Interview with Martin Archer, founder and director of the label Discus Music

Discus Music is a British music label that has been present for years in the digital maze of Kathodik. His productions, ranging from Free Jazz to Progressive Rock, always arouse interest in the editorial staff and find passionate editors who listen to records and talk about them on the webzine. Also this time, as for the other interviews, I realized that it was time for a deepening of knowledge of the label and the philosophy that animates it and I exchanged my usual digital chat with Martin Archer, founder and director of Discus Music. As always to you reading.

Here you can find the Italian translation

What are the origins of the Discus Music label? How did the idea come about? What were your inspirations? What models, if any, have you referred to?

While I was starting to learn about music and how to do music in the 1970s there were three very important British labels to take a role models – Incus, Ogun and Cadillac. All of these showed how it was possible for musicians to record and release their own music without interference. This appealed to me greatly, and by the time I’d reached my early 20s I was already starting to realise that recording rather than gigging was to be my main thing. And by then we’d had punk, and small independent labels had become common. So the means of production was opened up. At first – in fact until around 10 years ago – Discus really existed only for my personal releases. But then to take it to the next level I began to add releases which weren’t personal to me – at first by musicians in my own immediate circle, but now rather wider. I’m in two minds about whether I really want that responsibility, but I guess it is too late now.

Where are the labels based?

Sheffield UK

How do you choose the releases?

My own music goes between improvisation thru free jazz to progressive rock and extended songform. I do whatever I feel like! So, I deliberately wanted the label to issue music which was similarly varied, a real mixed bag. How do I choose? I just have to love the music and feel that somehow it relates to the Discus ethos of pushing the boundaries a little bit.

Julie T and Martin Archer

Why is it mostly Cd releases?

Well it is 60% CD and 40% DL, which has not really changed for a few years. In this niche area of music lots of people still want a physical product, and for those who don’t they can buy a DL. For me this combination is the ideal carrying method, very practical for people who’s main interest is the music and not the medium. The medium isn’t, and never was, the message.

Do you plan for future vinyl releases?

No, I don’t like vinyl. Too expensive to make, too long a production time, too expensive to post, it won’t go through your letter box, too bulky to store, too limited in length. There is nothing about it that I like, good riddance.

What do you think about co-productions between record labels? Do you think it is a viable option for your labels?

No, I can’t see any advantage in that. Why would labels wish to do that I wonder? I’m not even aware this happens. I prefer to stay in control!

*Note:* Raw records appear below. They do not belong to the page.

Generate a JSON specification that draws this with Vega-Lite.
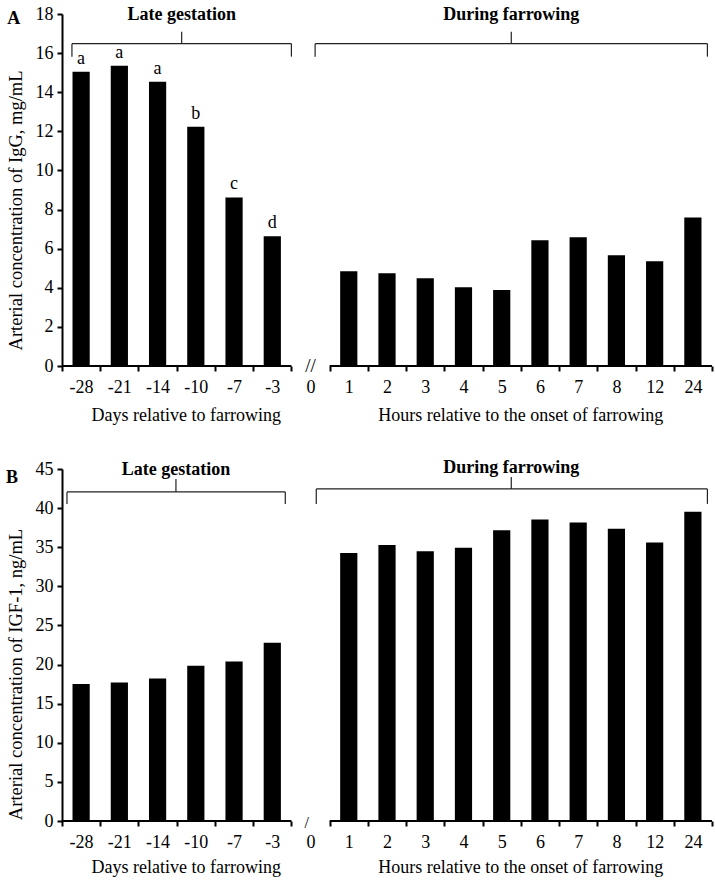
{
  "$schema": "https://vega.github.io/schema/vega-lite/v6.json",
  "padding": 5,
  "spacing": 34,
  "config": {
    "font": "Liberation Serif",
    "view": {"stroke": null},
    "axis": {
      "labelFont": "Liberation Serif", "titleFont": "Liberation Serif",
      "labelFontSize": 18, "titleFontSize": 18.5, "titleFontWeight": "normal",
      "labelColor": "black", "titleColor": "black",
      "domainColor": "black", "tickColor": "black",
      "grid": false, "tickSize": 5, "tickWidth": 2, "domainWidth": 2
    },
    "text": {"font": "Liberation Serif", "fontSize": 18, "color": "black"}
  },
  "datasets": {
    "igg": [
      {"cat": "-28", "value": 15.05, "letter": "a"},
      {"cat": "-21", "value": 15.36, "letter": "a"},
      {"cat": "-14", "value": 14.54, "letter": "a"},
      {"cat": "-10", "value": 12.24, "letter": "b"},
      {"cat": "-7", "value": 8.62, "letter": "c"},
      {"cat": "-3", "value": 6.63, "letter": "d"},
      {"cat": "1", "value": 4.85},
      {"cat": "2", "value": 4.74},
      {"cat": "3", "value": 4.49},
      {"cat": "4", "value": 4.03},
      {"cat": "5", "value": 3.88},
      {"cat": "6", "value": 6.43},
      {"cat": "7", "value": 6.58},
      {"cat": "8", "value": 5.66},
      {"cat": "12", "value": 5.36},
      {"cat": "24", "value": 7.6}
    ],
    "igf": [
      {"cat": "-28", "value": 17.5},
      {"cat": "-21", "value": 17.72},
      {"cat": "-14", "value": 18.23},
      {"cat": "-10", "value": 19.85},
      {"cat": "-7", "value": 20.4},
      {"cat": "-3", "value": 22.8},
      {"cat": "1", "value": 34.25},
      {"cat": "2", "value": 35.27},
      {"cat": "3", "value": 34.5},
      {"cat": "4", "value": 34.93},
      {"cat": "5", "value": 37.18},
      {"cat": "6", "value": 38.54},
      {"cat": "7", "value": 38.15},
      {"cat": "8", "value": 37.35},
      {"cat": "12", "value": 35.6},
      {"cat": "24", "value": 39.53}
    ],
    "bracketsA": [
      {"label": "Late gestation", "x0": 0.26, "x1": 6.0, "xm": 3.13, "yh": 16.48, "yend": 15.82, "ypeak": 17.09, "ytext": 17.95},
      {"label": "During farrowing", "x0": 6.62, "x1": 16.88, "xm": 11.75, "yh": 16.48, "yend": 15.82, "ypeak": 17.09, "ytext": 17.95}
    ],
    "bracketsB": [
      {"label": "Late gestation", "x0": 0.13, "x1": 5.84, "xm": 2.98, "yh": 42.07, "yend": 40.54, "ypeak": 43.73, "ytext": 44.87},
      {"label": "During farrowing", "x0": 6.65, "x1": 16.88, "xm": 11.75, "yh": 42.45, "yend": 40.54, "ypeak": 43.98, "ytext": 45.1}
    ],
    "segments": [{"s0": 0, "s1": 6}, {"s0": 7, "s1": 17}],
    "subtitles": [
      {"title": "Days relative to farrowing", "xc": 3.25},
      {"title": "Hours relative to the onset of farrowing", "xc": 12}
    ],
    "panelA": [{"tag": "A", "px": -1.26, "py": 17.76, "brk": "//", "bx": 6.5}],
    "panelB": [{"tag": "B", "px": -1.31, "py": 43.86, "brk": "/", "bx": 6.4}]
  },
  "vconcat": [
    {
      "width": 650, "height": 352,
      "resolve": {"scale": {"x": "independent"}},
      "encoding": {
        "y": {"type": "quantitative", "scale": {"domain": [0, 18], "nice": false},
          "axis": {"title": "Arterial concentration of IgG, mg/mL", "values": [0,2,4,6,8,10,12,14,16,18], "labelOverlap": false, "labelPadding": 4, "titlePadding": 10, "titleY": 196}}
      },
      "layer": [
        {
          "data": {"name": "igg"},
          "layer": [
            {
              "mark": {"type": "bar", "color": "black", "width": {"band": 0.45}},
              "encoding": {
                "x": {"field": "cat", "type": "ordinal", "sort": null,
                  "scale": {"domain": ["-28","-21","-14","-10","-7","-3","0","1","2","3","4","5","6","7","8","12","24"], "paddingInner": 0, "paddingOuter": 0},
                  "axis": {"title": null, "labelAngle": 0, "domain": false, "tickBand": "extent", "labelPadding": 7}},
                "y": {"field": "value"}
              }
            },
            {
              "transform": [{"filter": "datum.letter"}],
              "mark": {"type": "text", "baseline": "bottom", "dy": -4},
              "encoding": {
                "x": {"field": "cat", "type": "ordinal", "sort": null},
                "y": {"field": "value"},
                "text": {"field": "letter"}
              }
            }
          ]
        },
        {
          "layer": [
            {
              "data": {"name": "segments"},
              "mark": {"type": "rule", "color": "black", "strokeWidth": 2},
              "encoding": {
                "x": {"field": "s0", "type": "quantitative", "scale": {"domain": [0, 17], "nice": false, "zero": false}, "axis": null},
                "x2": {"field": "s1"},
                "y": {"datum": 0}
              }
            },
            {
              "data": {"name": "subtitles"},
              "mark": {"type": "text", "baseline": "middle", "dy": 50},
              "encoding": {
                "x": {"field": "xc", "type": "quantitative", "axis": null},
                "y": {"datum": 0},
                "text": {"field": "title"}
              }
            },
            {
              "data": {"name": "bracketsA"},
              "layer": [
                {"mark": {"type": "rule", "color": "#222", "strokeWidth": 1.2},
                 "encoding": {"x": {"field": "x0", "type": "quantitative", "axis": null}, "x2": {"field": "x1"},
                   "y": {"field": "yh"}}},
                {"mark": {"type": "rule", "color": "#222", "strokeWidth": 1.2},
                 "encoding": {"x": {"field": "x0", "type": "quantitative", "axis": null},
                   "y": {"field": "yh"}, "y2": {"field": "yend"}}},
                {"mark": {"type": "rule", "color": "#222", "strokeWidth": 1.2},
                 "encoding": {"x": {"field": "x1", "type": "quantitative", "axis": null},
                   "y": {"field": "yh"}, "y2": {"field": "yend"}}},
                {"mark": {"type": "rule", "color": "#222", "strokeWidth": 1.2},
                 "encoding": {"x": {"field": "xm", "type": "quantitative", "axis": null},
                   "y": {"field": "yh"}, "y2": {"field": "ypeak"}}},
                {"mark": {"type": "text", "fontWeight": "bold", "baseline": "middle"},
                 "encoding": {"x": {"field": "xm", "type": "quantitative", "axis": null},
                   "y": {"field": "ytext"},
                   "text": {"field": "label"}}}
              ]
            },
            {
              "data": {"name": "panelA"},
              "layer": [
                {"mark": {"type": "text", "fontWeight": "bold", "baseline": "middle"},
                 "encoding": {"x": {"field": "px", "type": "quantitative", "axis": null},
                   "y": {"field": "py"},
                   "text": {"field": "tag"}}},
                {"mark": {"type": "text", "baseline": "middle", "fontSize": 19},
                 "encoding": {"x": {"field": "bx", "type": "quantitative", "axis": null},
                   "y": {"datum": 0},
                   "text": {"field": "brk"}}}
              ]
            }
          ]
        }
      ]
    },
    {
      "width": 650, "height": 352,
      "resolve": {"scale": {"x": "independent"}},
      "encoding": {
        "y": {"type": "quantitative", "scale": {"domain": [0, 45], "nice": false},
          "axis": {"title": "Arterial concentration of IGF-1, ng/mL", "values": [0,5,10,15,20,25,30,35,40,45], "labelOverlap": false, "labelPadding": 4, "titlePadding": 10, "titleY": 205}}
      },
      "layer": [
        {
          "data": {"name": "igf"},
          "mark": {"type": "bar", "color": "black", "width": {"band": 0.45}},
          "encoding": {
            "x": {"field": "cat", "type": "ordinal", "sort": null,
              "scale": {"domain": ["-28","-21","-14","-10","-7","-3","0","1","2","3","4","5","6","7","8","12","24"], "paddingInner": 0, "paddingOuter": 0},
              "axis": {"title": null, "labelAngle": 0, "domain": false, "tickBand": "extent", "labelPadding": 7}},
            "y": {"field": "value"}
          }
        },
        {
          "layer": [
            {
              "data": {"name": "segments"},
              "mark": {"type": "rule", "color": "black", "strokeWidth": 2},
              "encoding": {
                "x": {"field": "s0", "type": "quantitative", "scale": {"domain": [0, 17], "nice": false, "zero": false}, "axis": null},
                "x2": {"field": "s1"},
                "y": {"datum": 0}
              }
            },
            {
              "data": {"name": "subtitles"},
              "mark": {"type": "text", "baseline": "middle", "dy": 47},
              "encoding": {
                "x": {"field": "xc", "type": "quantitative", "axis": null},
                "y": {"datum": 0},
                "text": {"field": "title"}
              }
            },
            {
              "data": {"name": "bracketsB"},
              "layer": [
                {"mark": {"type": "rule", "color": "#222", "strokeWidth": 1.2},
                 "encoding": {"x": {"field": "x0", "type": "quantitative", "axis": null}, "x2": {"field": "x1"},
                   "y": {"field": "yh"}}},
                {"mark": {"type": "rule", "color": "#222", "strokeWidth": 1.2},
                 "encoding": {"x": {"field": "x0", "type": "quantitative", "axis": null},
                   "y": {"field": "yh"}, "y2": {"field": "yend"}}},
                {"mark": {"type": "rule", "color": "#222", "strokeWidth": 1.2},
                 "encoding": {"x": {"field": "x1", "type": "quantitative", "axis": null},
                   "y": {"field": "yh"}, "y2": {"field": "yend"}}},
                {"mark": {"type": "rule", "color": "#222", "strokeWidth": 1.2},
                 "encoding": {"x": {"field": "xm", "type": "quantitative", "axis": null},
                   "y": {"field": "yh"}, "y2": {"field": "ypeak"}}},
                {"mark": {"type": "text", "fontWeight": "bold", "baseline": "middle"},
                 "encoding": {"x": {"field": "xm", "type": "quantitative", "axis": null},
                   "y": {"field": "ytext"},
                   "text": {"field": "label"}}}
              ]
            },
            {
              "data": {"name": "panelB"},
              "layer": [
                {"mark": {"type": "text", "fontWeight": "bold", "baseline": "middle"},
                 "encoding": {"x": {"field": "px", "type": "quantitative", "axis": null},
                   "y": {"field": "py"},
                   "text": {"field": "tag"}}},
                {"mark": {"type": "text", "baseline": "middle", "dy": 2, "fontSize": 16},
                 "encoding": {"x": {"field": "bx", "type": "quantitative", "axis": null},
                   "y": {"datum": 0},
                   "text": {"field": "brk"}}}
              ]
            }
          ]
        }
      ]
    }
  ]
}
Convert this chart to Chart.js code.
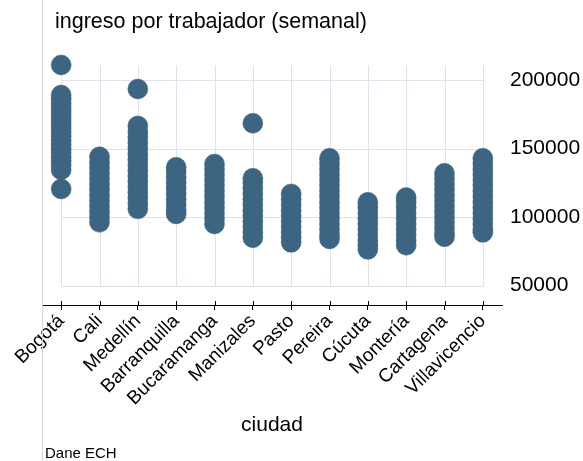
<!DOCTYPE html>
<html>
<head>
<meta charset="utf-8">
<script src="https://cdn.jsdelivr.net/npm/chart.js@4"></script>
<style>
  html, body { margin: 0; padding: 0; background: #fff; }
</style>
</head>
<body>
<canvas id="c" width="583" height="461"></canvas>
<script>
/* Ingreso semanal por trabajador, por ciudad (strip plot, Dane ECH) */
const cities = ['Bogotá', 'Cali', 'Medellín', 'Barranquilla', 'Bucaramanga', 'Manizales',
  'Pasto', 'Pereira', 'Cúcuta', 'Montería', 'Cartagena', 'Villavicencio'];

// values, one list per city
const bogota = [210900, 189000, 186000, 183000, 180000, 177000, 174000, 171000, 168000, 165000,
  162000, 159000, 156000, 153000, 150000, 147000, 144000, 141000, 138000, 134500, 120500];
const cali = [144000, 140000, 136000, 132000, 128000, 124000, 120000, 116000, 112000, 108000, 104000, 100000, 96200];
const medellin = [193400, 166500, 162000, 158000, 154000, 150000, 146000, 142000, 138000, 134000,
  130000, 126000, 122000, 118000, 114000, 110000, 106000];
const barranquilla = [136300, 133000, 129000, 125000, 121000, 117000, 113000, 109000, 105000, 102300];
const bucaramanga = [138700, 135000, 131000, 127000, 123000, 119000, 115000, 111000, 107000, 103000, 99000, 95000];
const manizales = [168400, 128300, 125000, 121000, 117000, 113000, 109000, 105000, 101000, 97000, 93000, 89000, 85000];
const pasto = [116900, 113000, 109000, 105000, 101000, 97000, 93000, 89000, 85000, 81600];
const pereira = [142900, 139000, 135000, 131000, 127000, 123000, 119000, 115000, 111000, 107000,
  103000, 99000, 95000, 91000, 87000, 84100];
const cucuta = [110800, 107000, 103000, 99000, 95000, 91000, 87000, 83000, 79500, 76500];
const monteria = [114200, 111000, 107000, 103000, 99000, 95000, 91000, 87000, 83000, 79500];
const cartagena = [132000, 128000, 124000, 120000, 116000, 112000, 108000, 104000, 100000, 96000, 92000, 88000, 85700];
const villavicencio = [142900, 139000, 135000, 131000, 127000, 123000, 119000, 115000, 111000, 107000,
  103000, 99000, 95000, 91000, 88900];

const yTicks = [50000, 100000, 150000, 200000];
const titleText = 'ingreso por trabajador (semanal)';
const xTitle = 'ciudad';
const note = 'Dane ECH';

const INK = '#3d6480';
const GRID = '#dfe2ec';
const FRAME = '#cfd6e1';
const FONT = '"Liberation Sans", Arial, Helvetica, sans-serif';

const byCity = [bogota, cali, medellin, barranquilla, bucaramanga, manizales,
  pasto, pereira, cucuta, monteria, cartagena, villavicencio];
const points = [];
byCity.forEach((vals, i) => vals.forEach(v => points.push({ x: cities[i], y: v })));

/* Stata-style plot region: grid only spans the data box, plus the faint outer frame line */
const backdrop = {
  id: 'backdrop',
  beforeDatasetsDraw(chart) {
    const { ctx, chartArea: a, scales: { x, y } } = chart;
    const x0 = Math.round(x.getPixelForValue(0)) + 0.5;
    const x1 = Math.round(x.getPixelForValue(cities.length - 1)) + 0.5;
    const yTop = Math.round(a.top) + 0.5;
    const yBot = Math.round(y.getPixelForValue(yTicks[0])) + 0.5;
    ctx.save();
    ctx.lineWidth = 1;
    ctx.strokeStyle = FRAME;
    ctx.beginPath();
    ctx.moveTo(Math.round(a.left) + 0.5, 0);
    ctx.lineTo(Math.round(a.left) + 0.5, chart.height);
    ctx.stroke();
    ctx.strokeStyle = GRID;
    ctx.beginPath();
    cities.forEach((c, i) => {
      const px = Math.round(x.getPixelForValue(i)) + 0.5;
      ctx.moveTo(px, yTop);
      ctx.lineTo(px, yBot);
    });
    yTicks.forEach(v => {
      const py = Math.round(y.getPixelForValue(v)) + 0.5;
      ctx.moveTo(x0, py);
      ctx.lineTo(x1, py);
    });
    ctx.stroke();
    // tick marks poke a little above the axis line too
    ctx.strokeStyle = '#000';
    ctx.beginPath();
    cities.forEach((c, i) => {
      const px = Math.round(x.getPixelForValue(i)) + 0.5;
      ctx.moveTo(px, a.bottom - 4);
      ctx.lineTo(px, a.bottom);
    });
    ctx.stroke();
    ctx.restore();
  },
  afterDraw(chart) {
    const { ctx } = chart;
    ctx.save();
    ctx.fillStyle = '#000';
    ctx.textAlign = 'left';
    ctx.textBaseline = 'alphabetic';
    ctx.font = '21.5px ' + FONT;
    ctx.fillText(titleText, 55, 28);
    ctx.font = '15px ' + FONT;
    ctx.fillText(note, 45, 458);
    ctx.restore();
  }
};

new Chart(document.getElementById('c'), {
  type: 'scatter',
  data: {
    labels: cities,
    datasets: [{
      data: points,
      pointRadius: 10,
      pointHoverRadius: 10,
      pointBackgroundColor: INK,
      pointBorderColor: INK,
      pointBorderWidth: 0.5,
      clip: false
    }]
  },
  options: {
    responsive: false,
    devicePixelRatio: 1,
    animation: false,
    layout: { padding: { top: 65, left: 42, right: 0, bottom: 0 } },
    plugins: { legend: { display: false }, tooltip: { enabled: false } },
    scales: {
      x: {
        type: 'category',
        labels: cities,
        offset: true,
        grid: { offset: false, drawOnChartArea: false, tickLength: 5, color: '#000', tickColor: '#000' },
        border: { color: '#000', width: 1 },
        ticks: {
          autoSkip: false, minRotation: 45, maxRotation: 45, padding: 0,
          color: '#000', font: { family: FONT, size: 19 }
        },
        title: {
          display: true, text: xTitle, color: '#000',
          font: { family: FONT, size: 21 }, padding: { top: 0, bottom: 23 }
        },
        afterFit: s => { s.height = 156; }
      },
      y: {
        position: 'right',
        min: 35900,
        max: 210900,
        afterBuildTicks: s => { s.ticks = yTicks.map(v => ({ value: v })); },
        grid: { display: false, drawTicks: false },
        border: { display: false },
        ticks: { padding: 8, color: '#000', font: { family: FONT, size: 21 }, callback: v => String(v) },
        afterFit: s => { s.width = 81; }
      }
    }
  },
  plugins: [backdrop]
});
</script>
</body>
</html>
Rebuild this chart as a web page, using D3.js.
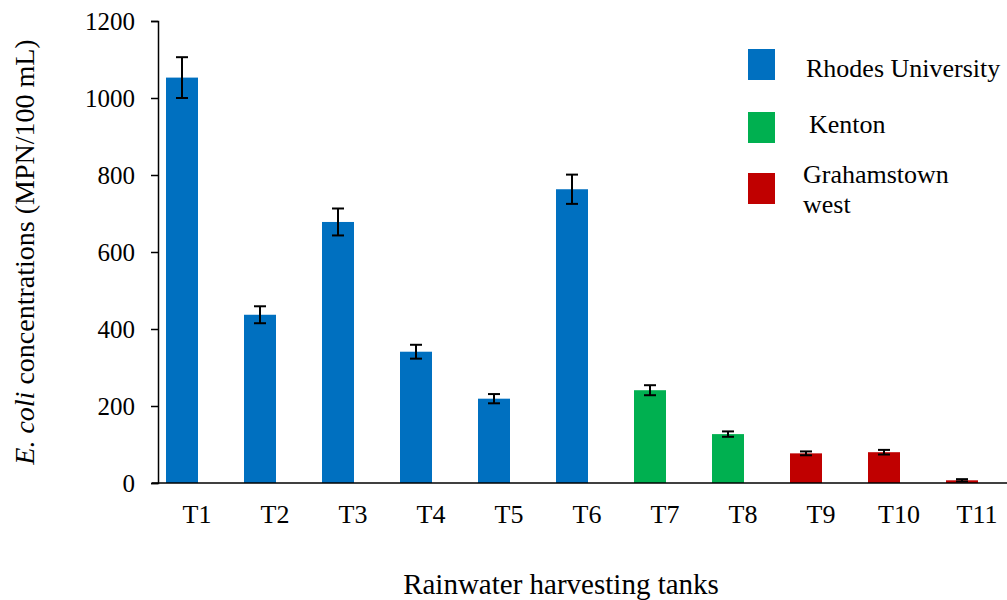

Orchestra Of The Upper Atmosphere

Do you think it is important to use social media to promote improvised music?

It’s vital! Without a record company promotional department to fall back on, musicians have to do their own promotion, and the best way to do that is direct to special interest groups via social media and online commentators. I feel it helps you to have this very direct personal contact with listeners. It feels like a worldwide community. Getting magazine reviews is lovely for the ego, but I’m not sure they make much difference to sales.

How do you see the national and international improvised music scene?

Well I think generally there is now more great music to see and hear than ever before. There are a great many really good younger musicians coming through, and I never get tired of hearing new things from new people. Gigs in the UK are not great for more experimental sounds – there have never been enough places to play, and it’s like that still. But for me as primarily a recording musician it is fine – I sell CDs all over the world, mainly UK / EU / US and that feels good.

Could you tell us something about some of your future projects?

Well Discus will be releasing 18 new CD/DLs during 2023, some of my music, some new names, and some established names. There will be 2 Paul Dunmall releases in 2023 and I’m delighted with both of them. I have releases due from my leftfield rock groups Orchestra Of The Upper Atmosphere and Das Rad. And I have a triple live CD with Anthropology Band which I’m excited about. A few surprises too which you’ll find out about in due course. I just want to keep everyone guessing and interested in what comes out on Discus – what is he up to now?